Taken from the ancient Portuguese word for a rough or imperfect pearl, Barocco is a performance piece where Kirstie herself sits within a central Perspex cube wearing and embroidering the ornate red dress that fills the tiny space around her.

“By putting the performance inside a transparent cube the audience is invited to examine the work in a different way.

“Is she an ‘object’? Is she confined and trapped inside - or is she actually protected and safe?” she explains.

In the seven years since the first performance, the dress has travelled around the world being continuously embroidered and added to, by 50 different participants to date. The dress has been worked on by female refugees in Palestine, Bedouin in the Sinai mountains, and talented individuals from countries such as South Africa and Tobago alongside creatives in Paris, India and Wales.

Since moving to Somerset the most prominent piece Kirstie has created is her Murmur series - depictions of starling murmurations using embroidered lines of sound-wave like marks.

As well as working on Barocco – Kirstie is currently getting parts of it ready to send off to Kashmir and to a small mountain village in Vietnam - she’s busy with a few other projects too.

Kirstie is working with a retreat just outside of Bruton, on a series of solargraphs installed around the land. There are 12 pinhole cameras in total, fixed around the space - each being exposed for a varying number of lunar months, ranging from one to a year, to create images from the light of the sun.
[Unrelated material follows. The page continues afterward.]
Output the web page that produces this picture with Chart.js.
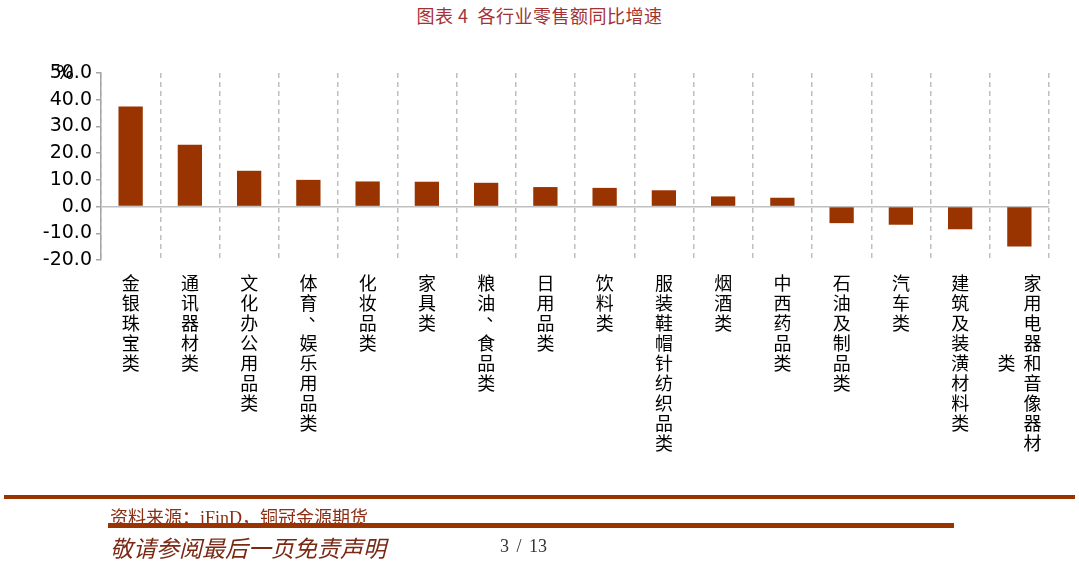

“The resulting photographs should be rather beautiful, with the Somerset landscape in muddy focus underneath lines of sun trails. “It’s exciting as I have so little control over the final works - the images being created by the weather, temperature, humidity and of course time,” she says.

Funding dependent, Kirstie is also busy preparing a film work examining the various elements involved in tweed production on the Isle of Harris.

“I spent some time there with my father on an ancestral journey and was blown away by the fabrics cultural importance and place in history, society and tradition,”

Kirstie talks about her settling in Somerset as feeling immediately like she’d ‘come home’.

“The landscape and sense of space is so very nourishing, the people are friendly and relaxed with different values to those living in a city.

“I love living alongside and with nature and am continuously blown away by the starlings and the beautiful sunsets outside my house.”

Kirstie praises Somerset for its creative energy, artists, galleries and exhibitions. She feels lucky to be here and we are certainly lucky to have welcomed such a huge international talent into the fold.